Ao ler esta passagem, já estão visualizados, na minha cabeça, templos antigos que serviam igualmente como residências temporárias dos mandarins, mas não só: a arquitectura barroca cuja terminologia técnica a China clássica ainda não inventou. Até mesmo uns “arranha-céus” do século XVII – os altos pagodes que tocam os céus – estão em frente de mim.

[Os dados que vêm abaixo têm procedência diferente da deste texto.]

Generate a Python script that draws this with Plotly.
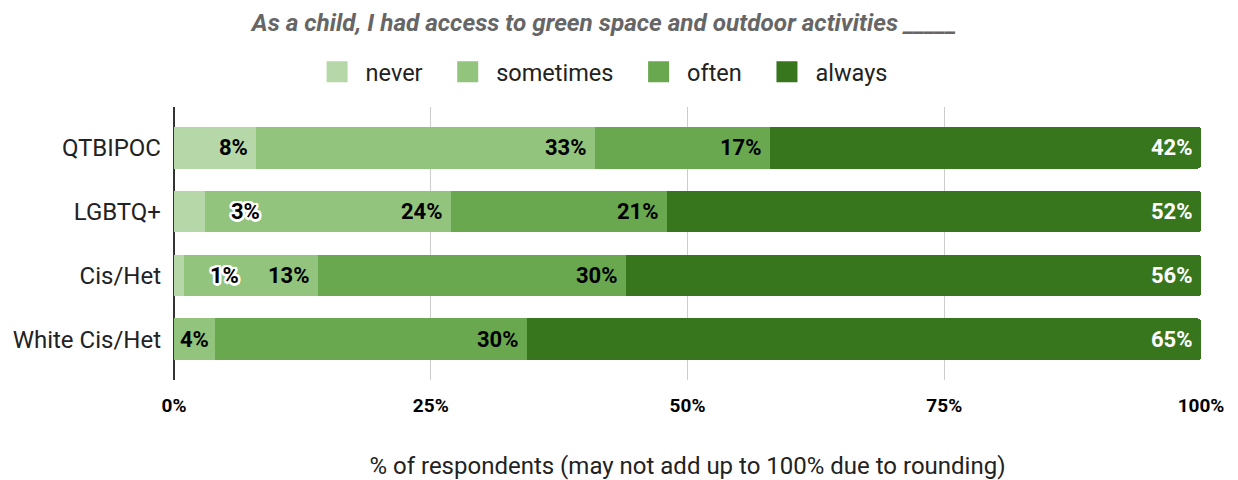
import plotly.graph_objects as go

# Survey responses, % of respondents per group
groups = ["QTBIPOC", "LGBTQ+", "Cis/Het", "White Cis/Het"]
never = [8, 3, 1, 0]
sometimes = [33, 24, 13, 4]
often = [17, 21, 30, 30]
always = [42, 52, 56, 65]

answers = ["never", "sometimes", "often", "always"]
colors = ["#b6d7a8", "#93c47d", "#6aa84f", "#38761d"]
label_colors = ["#000000", "#000000", "#000000", "#ffffff"]

x_ticks = [0, 25, 50, 75, 100]
x_tick_text = ["0%", "25%", "50%", "75%", "100%"]

series = [never, sometimes, often, always]

FONT = "Roboto"
PLOT_W = 1027  # plot area width in px, used to decide label placement

fig = go.Figure()

for name, vals, col in zip(answers, series, colors):
    fig.add_trace(go.Bar(
        y=groups, x=vals, name=name, orientation="h",
        marker=dict(color=col, line=dict(width=0)),
        showlegend=False, hoverinfo="x+name",
    ))
    # larger legend swatch
    fig.add_trace(go.Scatter(
        x=[None], y=[None], mode="markers", name=name + "\u00a0\u00a0",
        marker=dict(symbol="square", size=16, color=col,
                    line=dict(color=col, width=5)),
        showlegend=True,
    ))

# white outline for labels that sit outside their segment
halo = ", ".join(
    f"{dx}px {dy}px 0 #fff"
    for dx, dy in [(2.5, 0), (-2.5, 0), (0, 2.5), (0, -2.5),
                   (1.8, 1.8), (-1.8, -1.8), (1.8, -1.8), (-1.8, 1.8),
                   (1.2, 2.2), (-1.2, 2.2), (1.2, -2.2), (-1.2, -2.2),
                   (2.2, 1.2), (-2.2, 1.2), (2.2, -1.2), (-2.2, -1.2)]
)

annotations = []
for gi, g in enumerate(groups):
    total = sum(s[gi] for s in series)
    cum = 0.0
    for si, s in enumerate(series):
        v = s[gi]
        start = cum
        cum += v / total * 100
        if v == 0:
            continue
        seg_px = (cum - start) / 100 * PLOT_W
        text = f"{v}%"
        base = dict(y=g, yref="y", xref="x", text=text, showarrow=False,
                    font=dict(family=FONT, size=22, weight="bold",
                              color=label_colors[si]))
        if seg_px < 40:
            base.update(x=cum, xanchor="left", xshift=24)
            base["font"]["shadow"] = halo
            base["font"]["color"] = "#000000"
        elif seg_px < 55:
            base.update(x=(start + cum) / 2, xanchor="center")
        else:
            base.update(x=cum, xanchor="right", xshift=-6)
        annotations.append(base)

fig.update_layout(
    barmode="stack",
    barnorm="percent",
    bargap=0.35,
    barcornerradius=3,
    width=1238, height=480,
    margin=dict(l=174, r=37, t=107, b=100, autoexpand=False),
    paper_bgcolor="white", plot_bgcolor="white",
    font=dict(family=FONT, color="#222222"),
    title=dict(
        text="As a child, I had access to green space and outdoor activities _____",
        font=dict(family=FONT, size=24.3, weight="bold", style="italic", color="#666666"),
        x=0.488, xref="container", xanchor="center",
        y=1 - 22 / 480, yref="container", yanchor="middle",
    ),
    legend=dict(
        orientation="h", x=0.49, xref="container", xanchor="center",
        y=1 - 72 / 480, yref="container", yanchor="middle",
        font=dict(family=FONT, size=23.5, color="#222222"),
        itemwidth=47, traceorder="normal",
    ),
    xaxis=dict(
        range=[0, 100], tickvals=x_ticks, ticktext=x_tick_text,
        showgrid=True, gridcolor="#cccccc", gridwidth=1,
        zeroline=True, zerolinecolor="#333333", zerolinewidth=2,
        showline=False, ticks="",
        tickfont=dict(family=FONT, size=19, weight="bold", color="#000000"),
        ticklabelstandoff=12,
        title=dict(text="% of respondents (may not add up to 100% due to rounding)",
                   font=dict(family=FONT, size=24, color="#222222"), standoff=48),
        automargin=False,
        fixedrange=True,
    ),
    yaxis=dict(
        type="category", categoryorder="array",
        categoryarray=list(reversed(groups)),
        range=[-0.64, 3.64], showgrid=False, showline=False, ticks="",
        tickfont=dict(family=FONT, size=24, color="#222222"),
        ticklabelstandoff=12,
        automargin=False,
        fixedrange=True,
    ),
    annotations=annotations,
)

fig.write_html("out.html")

Fim da autobiografia, fim do relato

Sobre águas, colinas divinas,

Verdes, acidentadas, ligadas,

Ondas transparentes, cristalinas,

Um só barco, farras agradas.

Volto com lufadas heroínas,

De repente, as almas trocadas,

Ondas raivosas! Sem fim aboio,

Milhas d’rota, gemo sem apoio.

水上多神山,

青削屢續斷。

澄波或如鏡,

一葉亦足玩。

及爾長風迴,

氣色忽已換。

狂瀾渺何窮,

萬里生浩歎。

Esta passagem final, cujos últimos oito versos aqui agrupamos, relata mais uma cena que já não tem nada a ver com a Macau de hoje. Penso nos vários riachos na península de Macau que foram desaparecendo ao longo do tempo e que permanecem apenas nos nomes das ruas antigas. Está visualizado, sobretudo, no meu imaginário, uma China imperial dos grandes literatos, a qual espelha a vida frustrante de Zhang Mu, e concluída por ele próprio com “um longuíssimo suspiro” (traduzido aqui como “gemo sem apoio”), como se constata ao ler o original.